Exercise
Pictures stay out of the copy. Repeat exactly the lines from the first entry below through the line that contains "plt.rcParams['font.family'] = ['Noto", and nothing beyond.

-------- Task inputs

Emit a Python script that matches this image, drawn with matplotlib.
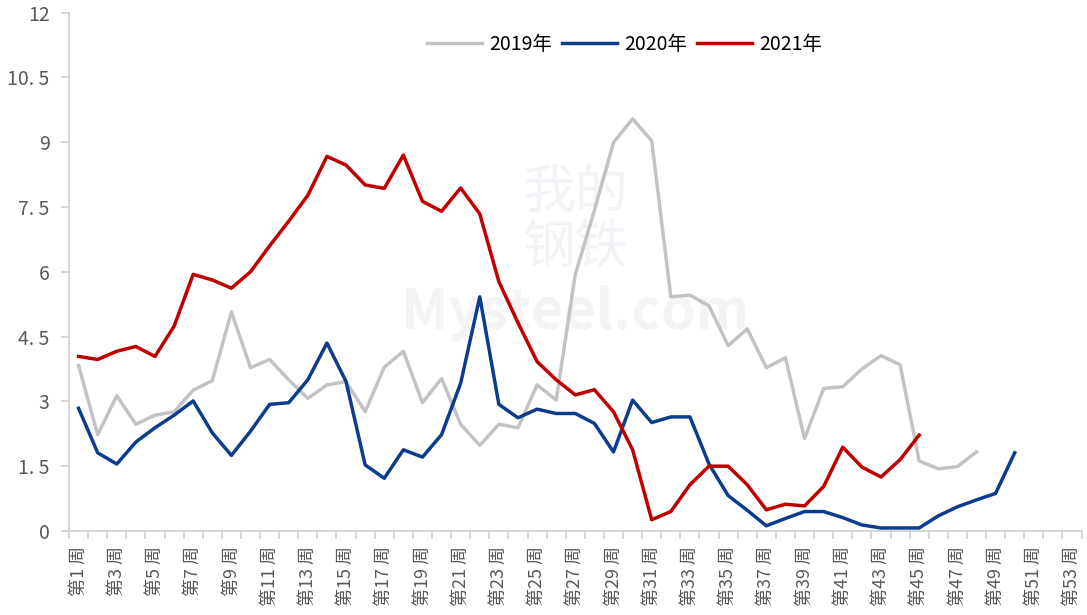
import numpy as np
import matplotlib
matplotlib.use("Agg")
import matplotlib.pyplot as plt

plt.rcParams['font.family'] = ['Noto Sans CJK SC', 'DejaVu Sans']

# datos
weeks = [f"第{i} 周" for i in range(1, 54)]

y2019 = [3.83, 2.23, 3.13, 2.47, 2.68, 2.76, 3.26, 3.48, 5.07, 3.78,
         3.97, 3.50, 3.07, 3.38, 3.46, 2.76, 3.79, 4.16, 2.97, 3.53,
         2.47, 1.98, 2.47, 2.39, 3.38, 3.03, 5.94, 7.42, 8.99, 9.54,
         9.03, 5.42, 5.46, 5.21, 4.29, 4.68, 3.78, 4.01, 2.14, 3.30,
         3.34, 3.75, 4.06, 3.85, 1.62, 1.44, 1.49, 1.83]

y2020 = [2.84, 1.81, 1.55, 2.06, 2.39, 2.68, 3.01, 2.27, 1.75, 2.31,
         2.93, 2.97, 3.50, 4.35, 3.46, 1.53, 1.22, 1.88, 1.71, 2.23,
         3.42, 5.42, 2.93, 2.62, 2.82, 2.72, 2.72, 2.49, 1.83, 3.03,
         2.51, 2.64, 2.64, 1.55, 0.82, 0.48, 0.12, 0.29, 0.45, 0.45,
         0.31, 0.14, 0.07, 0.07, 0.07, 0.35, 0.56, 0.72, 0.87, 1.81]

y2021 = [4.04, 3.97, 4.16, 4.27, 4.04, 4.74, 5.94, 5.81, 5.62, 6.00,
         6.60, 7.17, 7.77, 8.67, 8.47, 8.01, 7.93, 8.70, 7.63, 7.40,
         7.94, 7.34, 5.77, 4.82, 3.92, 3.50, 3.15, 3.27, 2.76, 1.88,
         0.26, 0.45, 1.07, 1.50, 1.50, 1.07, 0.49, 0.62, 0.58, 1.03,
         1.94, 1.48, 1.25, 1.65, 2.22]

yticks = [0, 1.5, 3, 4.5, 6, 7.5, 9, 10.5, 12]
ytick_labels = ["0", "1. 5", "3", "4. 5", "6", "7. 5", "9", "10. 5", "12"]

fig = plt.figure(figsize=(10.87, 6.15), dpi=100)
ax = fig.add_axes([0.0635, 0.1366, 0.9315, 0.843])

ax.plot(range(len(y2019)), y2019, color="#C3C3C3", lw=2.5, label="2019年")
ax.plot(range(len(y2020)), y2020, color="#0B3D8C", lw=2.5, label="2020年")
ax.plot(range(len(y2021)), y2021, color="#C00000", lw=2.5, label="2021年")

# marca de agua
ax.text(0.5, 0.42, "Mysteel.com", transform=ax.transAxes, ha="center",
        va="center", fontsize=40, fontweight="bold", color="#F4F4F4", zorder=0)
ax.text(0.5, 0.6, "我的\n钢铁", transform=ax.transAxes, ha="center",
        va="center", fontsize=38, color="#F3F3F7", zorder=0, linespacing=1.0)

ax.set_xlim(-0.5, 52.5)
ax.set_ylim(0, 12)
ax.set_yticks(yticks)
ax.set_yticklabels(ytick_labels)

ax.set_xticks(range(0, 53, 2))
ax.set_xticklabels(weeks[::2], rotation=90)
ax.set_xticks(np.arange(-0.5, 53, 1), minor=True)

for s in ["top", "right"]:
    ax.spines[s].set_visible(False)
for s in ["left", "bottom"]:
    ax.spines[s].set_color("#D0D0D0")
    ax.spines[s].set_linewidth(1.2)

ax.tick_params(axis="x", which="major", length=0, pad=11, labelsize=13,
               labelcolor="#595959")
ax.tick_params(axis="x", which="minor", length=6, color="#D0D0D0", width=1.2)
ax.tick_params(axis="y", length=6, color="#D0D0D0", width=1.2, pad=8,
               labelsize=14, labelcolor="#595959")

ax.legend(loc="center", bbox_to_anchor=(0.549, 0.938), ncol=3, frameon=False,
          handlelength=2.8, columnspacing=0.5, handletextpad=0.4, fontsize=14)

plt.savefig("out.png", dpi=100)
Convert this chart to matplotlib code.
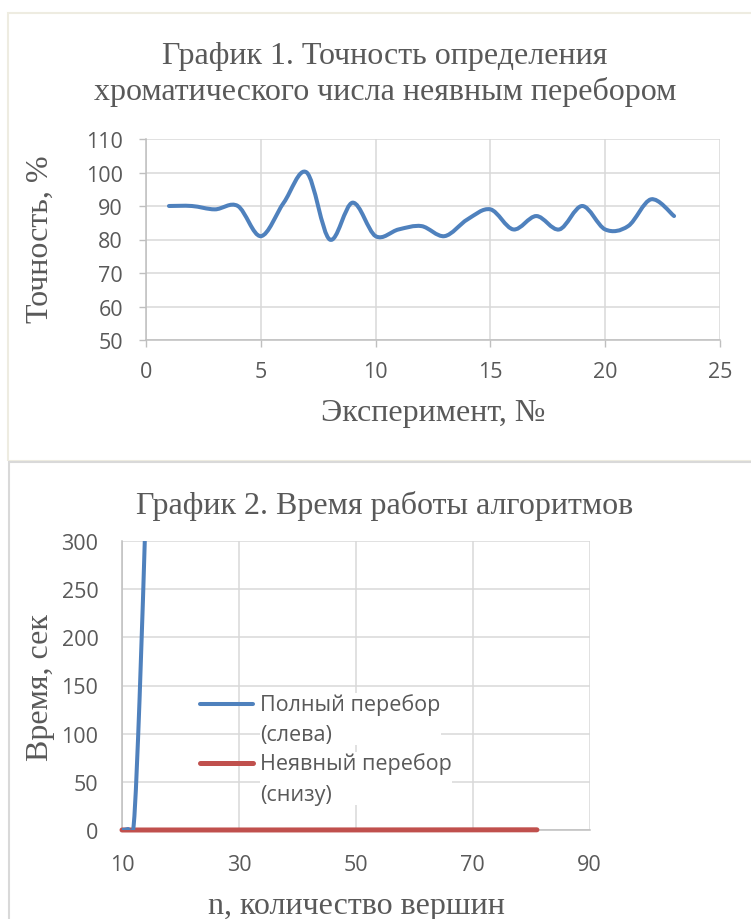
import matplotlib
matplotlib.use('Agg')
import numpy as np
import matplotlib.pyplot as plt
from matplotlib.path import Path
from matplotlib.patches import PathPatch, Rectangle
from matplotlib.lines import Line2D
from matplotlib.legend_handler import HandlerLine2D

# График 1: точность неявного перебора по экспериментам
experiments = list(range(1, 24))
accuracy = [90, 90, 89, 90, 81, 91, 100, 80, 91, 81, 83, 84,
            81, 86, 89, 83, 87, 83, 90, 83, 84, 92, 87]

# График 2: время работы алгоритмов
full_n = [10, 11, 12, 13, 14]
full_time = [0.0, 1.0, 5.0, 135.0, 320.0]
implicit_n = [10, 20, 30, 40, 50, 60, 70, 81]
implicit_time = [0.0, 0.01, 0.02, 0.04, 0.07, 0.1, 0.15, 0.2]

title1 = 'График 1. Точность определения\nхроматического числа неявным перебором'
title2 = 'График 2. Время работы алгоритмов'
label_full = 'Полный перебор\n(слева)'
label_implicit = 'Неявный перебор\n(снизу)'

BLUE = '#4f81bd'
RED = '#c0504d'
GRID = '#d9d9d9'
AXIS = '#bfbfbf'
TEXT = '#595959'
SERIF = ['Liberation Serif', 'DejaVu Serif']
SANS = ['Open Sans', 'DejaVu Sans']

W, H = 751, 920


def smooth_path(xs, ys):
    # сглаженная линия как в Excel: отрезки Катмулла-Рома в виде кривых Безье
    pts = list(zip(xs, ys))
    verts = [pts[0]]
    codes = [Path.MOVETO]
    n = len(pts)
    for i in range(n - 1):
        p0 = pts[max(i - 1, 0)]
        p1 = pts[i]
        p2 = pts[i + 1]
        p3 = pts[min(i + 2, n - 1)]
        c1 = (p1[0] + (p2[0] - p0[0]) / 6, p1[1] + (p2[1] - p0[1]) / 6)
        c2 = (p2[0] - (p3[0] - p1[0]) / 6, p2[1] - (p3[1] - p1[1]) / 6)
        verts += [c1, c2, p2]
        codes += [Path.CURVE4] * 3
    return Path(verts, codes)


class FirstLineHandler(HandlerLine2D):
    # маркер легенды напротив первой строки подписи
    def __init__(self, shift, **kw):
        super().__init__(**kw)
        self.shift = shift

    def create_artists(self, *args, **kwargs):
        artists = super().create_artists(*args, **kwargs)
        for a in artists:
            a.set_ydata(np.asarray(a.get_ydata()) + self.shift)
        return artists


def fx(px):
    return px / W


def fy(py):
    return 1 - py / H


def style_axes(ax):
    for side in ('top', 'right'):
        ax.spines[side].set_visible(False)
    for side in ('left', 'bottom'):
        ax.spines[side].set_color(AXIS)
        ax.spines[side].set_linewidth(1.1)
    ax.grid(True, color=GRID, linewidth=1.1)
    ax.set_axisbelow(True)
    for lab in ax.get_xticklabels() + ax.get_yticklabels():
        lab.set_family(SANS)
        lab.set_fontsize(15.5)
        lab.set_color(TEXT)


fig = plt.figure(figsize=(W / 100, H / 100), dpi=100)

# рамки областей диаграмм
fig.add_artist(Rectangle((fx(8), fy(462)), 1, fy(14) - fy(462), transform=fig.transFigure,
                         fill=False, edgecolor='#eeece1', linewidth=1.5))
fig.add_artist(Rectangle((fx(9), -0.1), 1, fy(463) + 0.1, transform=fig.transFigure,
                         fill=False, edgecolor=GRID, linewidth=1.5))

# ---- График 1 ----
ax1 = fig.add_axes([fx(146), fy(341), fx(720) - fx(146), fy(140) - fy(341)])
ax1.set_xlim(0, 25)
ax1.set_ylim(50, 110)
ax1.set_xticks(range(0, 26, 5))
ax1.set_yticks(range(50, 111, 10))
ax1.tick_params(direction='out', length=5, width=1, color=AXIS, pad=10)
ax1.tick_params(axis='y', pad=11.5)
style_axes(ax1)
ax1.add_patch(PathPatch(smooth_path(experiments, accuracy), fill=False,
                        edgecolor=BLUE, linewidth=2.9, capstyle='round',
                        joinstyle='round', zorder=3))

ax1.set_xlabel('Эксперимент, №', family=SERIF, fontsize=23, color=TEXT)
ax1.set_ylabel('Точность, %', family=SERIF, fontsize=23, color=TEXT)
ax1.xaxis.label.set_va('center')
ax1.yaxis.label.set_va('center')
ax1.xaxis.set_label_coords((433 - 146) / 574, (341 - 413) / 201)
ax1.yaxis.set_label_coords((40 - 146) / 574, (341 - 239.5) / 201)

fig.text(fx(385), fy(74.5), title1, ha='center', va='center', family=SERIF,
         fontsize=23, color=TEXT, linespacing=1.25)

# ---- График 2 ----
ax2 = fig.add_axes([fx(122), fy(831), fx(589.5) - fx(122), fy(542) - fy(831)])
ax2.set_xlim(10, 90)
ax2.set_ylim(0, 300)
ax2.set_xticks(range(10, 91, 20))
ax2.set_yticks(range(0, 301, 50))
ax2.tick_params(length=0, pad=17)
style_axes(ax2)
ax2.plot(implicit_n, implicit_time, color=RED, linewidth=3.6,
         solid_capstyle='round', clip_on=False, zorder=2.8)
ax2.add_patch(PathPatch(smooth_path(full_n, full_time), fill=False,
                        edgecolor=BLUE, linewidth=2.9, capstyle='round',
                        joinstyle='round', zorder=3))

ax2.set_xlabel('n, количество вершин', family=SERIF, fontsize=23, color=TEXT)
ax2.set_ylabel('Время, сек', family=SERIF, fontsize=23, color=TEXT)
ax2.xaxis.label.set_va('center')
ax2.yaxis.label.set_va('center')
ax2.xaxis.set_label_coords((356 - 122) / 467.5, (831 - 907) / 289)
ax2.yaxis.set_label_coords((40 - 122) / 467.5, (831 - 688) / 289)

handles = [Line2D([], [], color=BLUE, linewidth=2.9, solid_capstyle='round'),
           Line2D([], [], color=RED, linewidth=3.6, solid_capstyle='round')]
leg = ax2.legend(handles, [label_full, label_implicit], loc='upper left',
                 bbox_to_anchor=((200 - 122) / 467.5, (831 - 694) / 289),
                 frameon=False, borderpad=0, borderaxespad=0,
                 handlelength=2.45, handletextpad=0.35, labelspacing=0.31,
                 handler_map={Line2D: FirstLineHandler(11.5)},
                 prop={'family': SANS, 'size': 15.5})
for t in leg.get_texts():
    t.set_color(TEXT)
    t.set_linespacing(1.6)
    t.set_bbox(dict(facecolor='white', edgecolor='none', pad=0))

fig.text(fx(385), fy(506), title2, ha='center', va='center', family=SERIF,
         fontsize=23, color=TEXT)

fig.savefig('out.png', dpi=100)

----------------

Result of the exercise
Emit a Python script that matches this image, drawn with matplotlib.
import numpy as np
import matplotlib
matplotlib.use("Agg")
import matplotlib.pyplot as plt

plt.rcParams['font.family'] = ['Noto Sans CJK SC', 'DejaVu Sans']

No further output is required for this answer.